With this, $$FT[\tan^{-1}(2x)](y) = -i \frac{e^{-|\pi y|}}{2y}$$ and $$FT[M_{N}(x)](y) = \frac{i}{2} \operatorname{sinc}(\pi y) \operatorname{csc}(\pi y)[\operatorname{csc}(\pi y) \sin\{(2N+1) \pi y\} -2N-1]$$

Using Parseval Identity ($\color{red}{\mathbf{\text{Edit: Plancherel/Parseval identity is}}}$ $\int\limits_{-\infty}^{\infty} f(x) \overline{g(x)} dx = \int\limits_{-\infty}^{\infty} \hat{f}(\xi) \overline{\hat{g}(\xi)} d\xi$. I had overlooked the conjugate and hence removing the negative sign I had earlier.),

$$I = \frac{1}{2}\int\limits_{-\infty}^{\infty} \frac{e^{-|\pi y|}}{y} \operatorname{sinc}(\pi y) \operatorname{csc}(\pi y)[\operatorname{csc}(\pi y) \sin\{(2N+1) \pi y\} -2N-1] dy$$

Because the integrand is even, $$I = \int\limits_{0}^{\infty} \frac{e^{-|\pi y|}}{y} \operatorname{sinc}(\pi y) \operatorname{csc}(\pi y)[\operatorname{csc}(\pi y) \sin\{(2N+1) \pi y\} -2N-1] dy$$

Substituting $\pi y = t$, $$I = \int\limits_{0}^{\infty} \frac{e^{-t}}{t} \operatorname{sinc}(t) \operatorname{csc}(t)[\operatorname{csc}(t) \sin\{(2N+1) t\} -2N-1] dt$$

Expand $\operatorname{sinc}(t)$ as $\frac{\sin(t)}{t}$ to get rid of one $\operatorname{csc}(t)$. $$I = \int\limits_{0}^{\infty} \frac{e^{-t}}{t^2} [\operatorname{csc}(t) \sin\{(2N+1) t\} -2N-1] dt$$

Note: I have verified that this integral is accurate by comparing it for small values of $N$.

I haven't proceeded much afer this.
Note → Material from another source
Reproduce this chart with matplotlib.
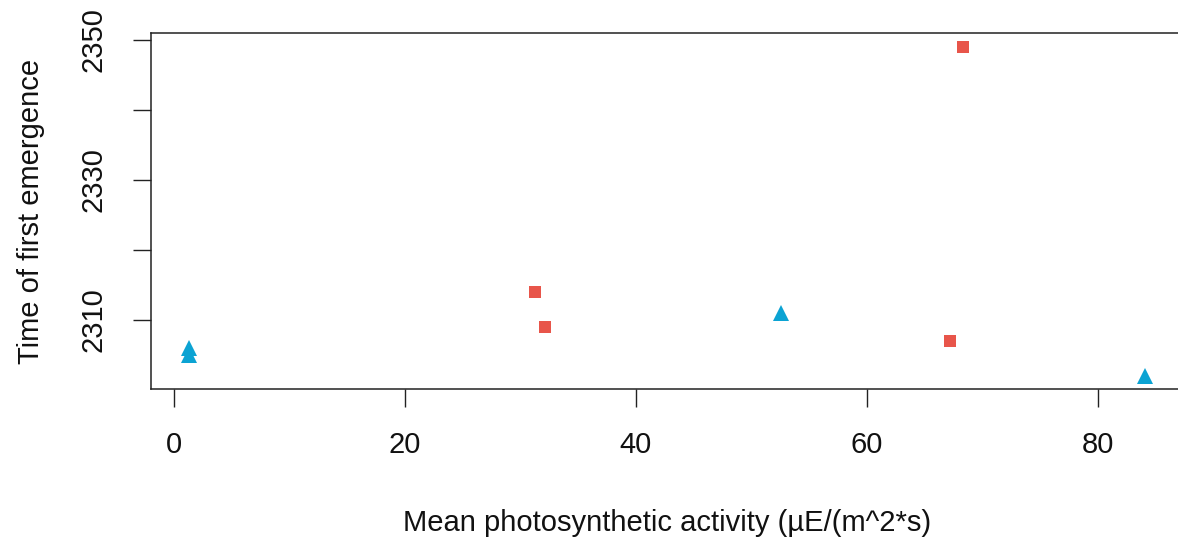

Mathematica cannot give me a closed form of this (which I know will diverge when $N \to \infty$). The hope is to get a closed form from this without summations (and most importantly not bring back the Polylog I am solving) and then do a series expansion at $N = \infty$ and plug it back into my original question in the place of my summation that I currently have. I again hope that such a series will be in terms of logarithms that might hopefully be amenable to a limit calculations. Enough of my hopes. I request all the integration masters on this site to help solving this integral if you find the above steps useful, or else, give another closed form for my original summation $\sum\limits_{k=1}^{N}[-4k\tan^{-1}(2k)+\log(4k^2+1)]$

Answer 3

Since $$I=\int \Big(\log \left(4 k^2+1\right)-4\, k\, \tan ^{-1}(2 k)\Big)\,dk$$ $$I=k \left(\log \left(4k^2+1\right)-1\right)+\left(2 k^2-\frac{1}{2}\right) \tan^{-1}(2 k)$$ using the simplest form of Euler-MacLaurin summation $$\text{rhs}=\pi \left(\frac{4937327}{4921875}-\frac{1}{2}\log (5)-\frac{1}{6} \tan ^{-1}(2)\right)+\frac{\pi }{12 n}+O\left(\frac{1}{n^2}\right)$$ This gives $$\text{rhs}=\color{red}{0.0436}55$$ corresponding to a relative error of $0.08$%.